Recent data shows distressed activity rising off a very low baseline. In 2024, the city recorded no closed bank-owned or HUD listings and just four closed short sales. That changed in 2025, when 19 bank-owned or HUD properties and 12 short sales closed. Even then, distressed transactions accounted for only 1.6% of the city’s 1,939 total closed listings — a small slice of the overall market. 

So far in 2026, there are 17 active or pending bank-owned or HUD listings and 33 short sales. Many of those homes were purchased in 2022 or later, when higher prices and rising interest rates stretched affordability. With the average sales price remaining relatively flat for more than three years, some recent buyers appear to be facing tighter margins than earlier homeowners who locked in lower payments. 

While the percentages may look dramatic compared to recent years, the raw numbers tell a calmer story. During the Great Recession, foreclosures flooded the market from 2008 through 2011, driving values down sharply. The peak came in 2009, when 1,651 lender-owned or HUD homes sold in Maricopa alone — a level of distress that dwarfs today’s activity. 

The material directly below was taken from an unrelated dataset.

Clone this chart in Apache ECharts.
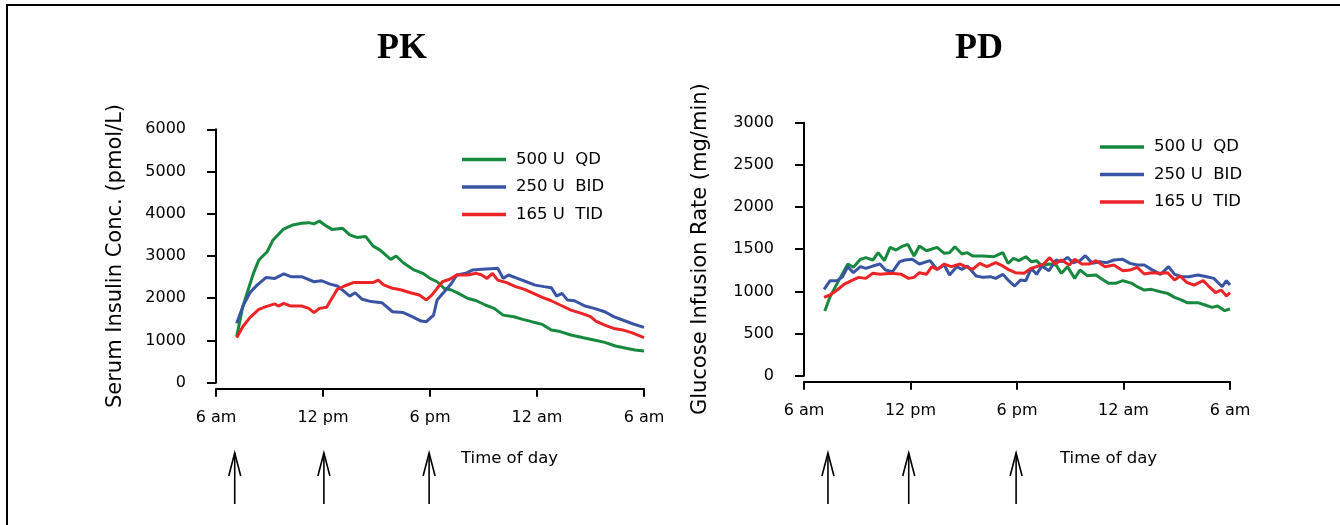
<!DOCTYPE html>
<html>
<head>
<meta charset="utf-8">
<script src="https://cdn.jsdelivr.net/npm/echarts@6/dist/echarts.min.js"></script>
<style>
  html, body { margin: 0; padding: 0; background: #fff; }
  #chart { width: 1340px; height: 525px; }
</style>
</head>
<body>
<div id="chart"></div>
<script>
// 时间轴：0 = 早上6点，24 = 次日早上6点（单位：小时）
const timeLabels = ['6 am', '12 pm', '6 pm', '12 am', '6 am']
const seriesNames = ['500 U  QD', '250 U  BID', '165 U  TID']
const seriesColors = ['#16893e', '#3a54a4', '#ec2428']

// 给药时间（箭头）
const pkDoseHours = [1.05, 6.05, 11.95]
const pdDoseHours = [1.35, 5.9, 11.95]

// PK 血清胰岛素浓度 (pmol/L)
const pkQdHours = [1.16, 1.5, 2.1, 2.4, 2.87, 3.2, 3.77, 4.31, 4.8, 5.2, 5.5, 5.8, 6.1, 6.5, 7.1, 7.5, 7.9, 8.4, 8.8, 9.2, 9.8, 10.1, 10.5, 11.1, 11.6, 12.0, 12.4, 12.8, 13.2, 13.6, 14.1, 14.6, 15.1, 15.6, 16.1, 16.7, 17.2, 17.7, 18.3, 18.8, 19.3, 19.9, 20.6, 21.2, 21.8, 22.4, 23.0, 23.5, 24]
const pkQdValues = [1090, 1800, 2590, 2905, 3100, 3380, 3630, 3735, 3775, 3790, 3760, 3830, 3735, 3630, 3655, 3500, 3440, 3460, 3240, 3140, 2920, 3000, 2840, 2670, 2590, 2470, 2390, 2230, 2195, 2115, 2000, 1940, 1840, 1760, 1600, 1560, 1500, 1445, 1380, 1250, 1210, 1130, 1065, 1010, 955, 870, 815, 775, 750]

const pkBidHours = [1.16, 1.5, 1.9, 2.3, 2.8, 3.3, 3.8, 4.2, 4.8, 5.5, 5.9, 6.4, 6.8, 7.2, 7.5, 7.8, 8.2, 8.7, 9.3, 9.9, 10.5, 11.0, 11.5, 11.8, 12.2, 12.4, 12.8, 13.2, 13.5, 14.0, 14.4, 14.9, 15.4, 15.8, 16.1, 16.4, 16.9, 17.4, 17.9, 18.4, 18.8, 19.1, 19.4, 19.7, 20.1, 20.7, 21.2, 21.8, 22.3, 22.8, 23.4, 24]
const pkBidValues = [1405, 1800, 2130, 2310, 2490, 2470, 2575, 2510, 2510, 2390, 2415, 2335, 2290, 2155, 2050, 2130, 1975, 1920, 1895, 1680, 1660, 1565, 1460, 1445, 1600, 1960, 2155, 2350, 2550, 2590, 2670, 2685, 2700, 2710, 2470, 2550, 2470, 2390, 2310, 2275, 2250, 2050, 2115, 1960, 1940, 1815, 1760, 1680, 1565, 1485, 1390, 1310]

const pkTidHours = [1.16, 1.5, 1.9, 2.4, 2.8, 3.3, 3.5, 3.8, 4.2, 4.8, 5.2, 5.5, 5.8, 6.2, 6.5, 6.8, 7.2, 7.7, 8.3, 8.8, 9.1, 9.4, 9.9, 10.4, 10.9, 11.4, 11.8, 12.1, 12.4, 12.7, 13.1, 13.5, 14.1, 14.6, 14.9, 15.2, 15.5, 15.8, 16.3, 16.8, 17.3, 17.8, 18.3, 18.8, 19.3, 19.9, 20.5, 21.0, 21.3, 21.8, 22.3, 22.8, 23.3, 24]
const pkTidValues = [1065, 1325, 1540, 1735, 1800, 1865, 1815, 1880, 1815, 1815, 1760, 1660, 1760, 1785, 2000, 2210, 2290, 2370, 2370, 2370, 2430, 2315, 2235, 2195, 2130, 2075, 1960, 2075, 2235, 2390, 2450, 2550, 2550, 2590, 2550, 2470, 2590, 2430, 2370, 2275, 2210, 2115, 2020, 1940, 1840, 1720, 1640, 1565, 1460, 1365, 1285, 1250, 1185, 1065]

// PD 葡萄糖输注速率 (mg/min)
const pdQdHours = [1.17, 1.47, 1.87, 2.47, 2.78, 3.18, 3.48, 3.88, 4.18, 4.53, 4.85, 5.19, 5.49, 5.85, 6.2, 6.5, 6.9, 7.5, 7.9, 8.2, 8.5, 8.9, 9.2, 9.5, 10.1, 10.7, 11.2, 11.5, 11.8, 12.1, 12.5, 12.8, 13.1, 13.4, 13.8, 14.2, 14.5, 14.85, 15.25, 15.55, 15.95, 16.45, 16.86, 17.16, 17.56, 17.96, 18.47, 18.77, 19.17, 19.57, 20.08, 20.48, 20.88, 21.28, 21.58, 22.19, 22.59, 22.99, 23.3, 23.7, 24]
const pdQdValues = [767, 937, 1095, 1324, 1285, 1380, 1400, 1372, 1459, 1364, 1522, 1490, 1530, 1557, 1419, 1538, 1482, 1522, 1451, 1459, 1530, 1443, 1459, 1419, 1419, 1411, 1459, 1332, 1391, 1364, 1411, 1352, 1364, 1300, 1324, 1312, 1214, 1293, 1154, 1253, 1186, 1194, 1135, 1095, 1095, 1127, 1095, 1055, 1016, 1024, 996, 976, 929, 897, 866, 866, 838, 810, 826, 771, 791]

const pdBidHours = [1.13, 1.47, 1.87, 2.17, 2.47, 2.78, 3.18, 3.48, 3.88, 4.28, 4.59, 4.99, 5.39, 5.69, 6.1, 6.5, 7.1, 7.5, 7.9, 8.2, 8.6, 8.9, 9.2, 9.7, 10.1, 10.5, 10.8, 11.2, 11.5, 11.87, 12.2, 12.5, 12.8, 13.1, 13.4, 13.8, 14.2, 14.5, 14.85, 15.15, 15.55, 15.85, 16.25, 16.66, 17.06, 17.46, 17.96, 18.37, 18.77, 19.17, 19.57, 20.08, 20.54, 20.88, 21.28, 21.68, 22.19, 22.69, 23.09, 23.56, 23.8, 24]
const pdBidValues = [1024, 1127, 1127, 1174, 1293, 1221, 1293, 1273, 1300, 1324, 1253, 1233, 1352, 1372, 1380, 1324, 1364, 1261, 1312, 1194, 1293, 1261, 1300, 1182, 1166, 1174, 1154, 1202, 1134, 1063, 1134, 1127, 1273, 1202, 1300, 1245, 1372, 1352, 1403, 1340, 1364, 1423, 1332, 1352, 1340, 1372, 1380, 1332, 1312, 1312, 1261, 1202, 1293, 1202, 1174, 1174, 1194, 1174, 1154, 1055, 1127, 1075]

const pdTidHours = [1.13, 1.47, 1.87, 2.27, 2.68, 3.08, 3.48, 3.88, 4.28, 4.89, 5.49, 5.89, 6.2, 6.5, 6.9, 7.2, 7.5, 7.9, 8.3, 8.8, 9.1, 9.5, 9.9, 10.3, 10.8, 11.1, 11.5, 11.9, 12.4, 12.8, 13.1, 13.5, 13.84, 14.14, 14.5, 14.95, 15.25, 15.65, 16.05, 16.45, 16.96, 17.46, 17.96, 18.37, 18.77, 19.17, 19.57, 20.08, 20.48, 20.88, 21.18, 21.58, 21.97, 22.49, 22.79, 23.19, 23.5, 23.8, 24]
const pdTidValues = [929, 957, 1016, 1087, 1127, 1166, 1154, 1214, 1202, 1214, 1202, 1154, 1166, 1221, 1202, 1293, 1261, 1324, 1293, 1324, 1293, 1261, 1332, 1293, 1340, 1312, 1261, 1221, 1214, 1273, 1293, 1324, 1400, 1324, 1372, 1312, 1380, 1324, 1324, 1364, 1293, 1312, 1245, 1253, 1285, 1206, 1221, 1214, 1221, 1135, 1182, 1103, 1075, 1127, 1063, 984, 1016, 945, 984]

const SANS = 'DejaVu Sans'

// 把小时和数值拼成 [x, y]
const zip = function (xs, ys) {
  return xs.map((x, i) => [x, ys[i]])
}

const makeX = function (gridIndex) {
  return {
    type: 'value',
    gridIndex: gridIndex,
    min: 0,
    max: 24,
    interval: 6,
    offset: 6,
    axisLine: { onZero: false, lineStyle: { color: '#000', width: 2 } },
    axisTick: { length: 8, lineStyle: { color: '#000', width: 2 } },
    axisLabel: {
      margin: 21,
      color: '#000',
      fontFamily: SANS,
      fontSize: 16,
      formatter: v => timeLabels[v / 6]
    },
    splitLine: { show: false }
  }
}

const makeY = function (gridIndex, name, max, interval, gap) {
  return {
    type: 'value',
    gridIndex: gridIndex,
    min: 0,
    max: max,
    interval: interval,
    offset: 10,
    name: name,
    nameLocation: 'middle',
    nameGap: gap,
    nameTextStyle: { color: '#000', fontFamily: SANS, fontSize: 21 },
    axisLine: { show: true, lineStyle: { color: '#000', width: 2 } },
    axisTick: { show: true, length: 9, lineStyle: { color: '#000', width: 2 } },
    axisLabel: {
      margin: 20,
      color: '#000',
      fontFamily: SANS,
      fontSize: 16,
      formatter: v => String(v)
    },
    splitLine: { show: false }
  }
}

const makeLegend = function (left, top) {
  return {
    data: seriesNames,
    orient: 'vertical',
    left: left,
    top: top,
    icon: 'rect',
    itemWidth: 44,
    itemHeight: 3.5,
    itemGap: 10.5,
    textStyle: { color: '#000', fontFamily: SANS, fontSize: 16.5, padding: [0, 0, 0, 5] }
  }
}

const makeLine = function (name, color, xi, data) {
  return {
    name: name,
    type: 'line',
    xAxisIndex: xi,
    yAxisIndex: xi,
    data: data,
    symbol: 'none',
    color: color,
    lineStyle: { color: color, width: 3 },
    z: 3,
    animation: false
  }
}

const titleStyle = { color: '#000', fontFamily: 'Liberation Serif', fontWeight: 'bold', fontSize: 36 }

let myChart = echarts.init(document.getElementById('chart'))
let option = {
  animation: false,
  backgroundColor: '#fff',
  title: [
    { text: 'PK', left: 397, top: 26, textAlign: 'center', textStyle: titleStyle },
    { text: 'PD', left: 974, top: 26, textAlign: 'center', textStyle: titleStyle }
  ],
  legend: [makeLegend(457, 146), makeLegend(1095, 133.5)],
  grid: [
    { left: 216, right: 696, top: 129.3, bottom: 142.3, containLabel: false, outerBoundsMode: 'none' },
    { left: 804, right: 110, top: 122.7, bottom: 149.3, containLabel: false, outerBoundsMode: 'none' }
  ],
  xAxis: [makeX(0), makeX(1)],
  yAxis: [
    makeY(0, 'Serum Insulin Conc. (pmol/L)', 6000, 1000, 80),
    makeY(1, 'Glucose Infusion Rate (mg/min)', 3000, 500, 83)
  ],
  series: [
    makeLine(seriesNames[0], seriesColors[0], 0, zip(pkQdHours, pkQdValues)),
    makeLine(seriesNames[1], seriesColors[1], 0, zip(pkBidHours, pkBidValues)),
    makeLine(seriesNames[2], seriesColors[2], 0, zip(pkTidHours, pkTidValues)),
    makeLine(seriesNames[0], seriesColors[0], 1, zip(pdQdHours, pdQdValues)),
    makeLine(seriesNames[1], seriesColors[1], 1, zip(pdBidHours, pdBidValues)),
    makeLine(seriesNames[2], seriesColors[2], 1, zip(pdTidHours, pdTidValues))
  ]
}
myChart.setOption(option)

// 箭头（给药时间）和 "Time of day" 标注
const arrowTop = 453
const arrowBottom = 504
const makeArrow = function (x) {
  return [
    { type: 'line', shape: { x1: x, y1: arrowTop, x2: x, y2: arrowBottom }, style: { stroke: '#000', lineWidth: 1.6 } },
    { type: 'polyline', shape: { points: [[x - 6, arrowTop + 23], [x, arrowTop], [x + 6, arrowTop + 23]] }, style: { stroke: '#000', lineWidth: 1.6, fill: null } }
  ]
}
let graphics = [
  { type: 'polyline', shape: { points: [[7, 525], [7, 5], [1340, 5]] }, style: { stroke: '#000', lineWidth: 2, fill: null } },
  { type: 'text', x: 461, y: 459, style: { text: 'Time of day', fill: '#000', font: '16.5px "DejaVu Sans"', textVerticalAlign: 'middle' } },
  { type: 'text', x: 1060, y: 459, style: { text: 'Time of day', fill: '#000', font: '16.5px "DejaVu Sans"', textVerticalAlign: 'middle' } }
]
pkDoseHours.forEach(h => {
  graphics = graphics.concat(makeArrow(myChart.convertToPixel({ xAxisIndex: 0 }, h)))
})
pdDoseHours.forEach(h => {
  graphics = graphics.concat(makeArrow(myChart.convertToPixel({ xAxisIndex: 1 }, h)))
})
myChart.setOption({ graphic: graphics })
</script>
</body>
</html>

Local market watchers say the current trend resembles a normalization rather than a crisis. Inventory remains balanced, and the majority of homeowners still hold significant equity built over the past decade. For now, the increase in foreclosures registers less as a warning sign and more as a reminder that housing cycles continue to evolve, even in a market that has stayed remarkably steady in recent years.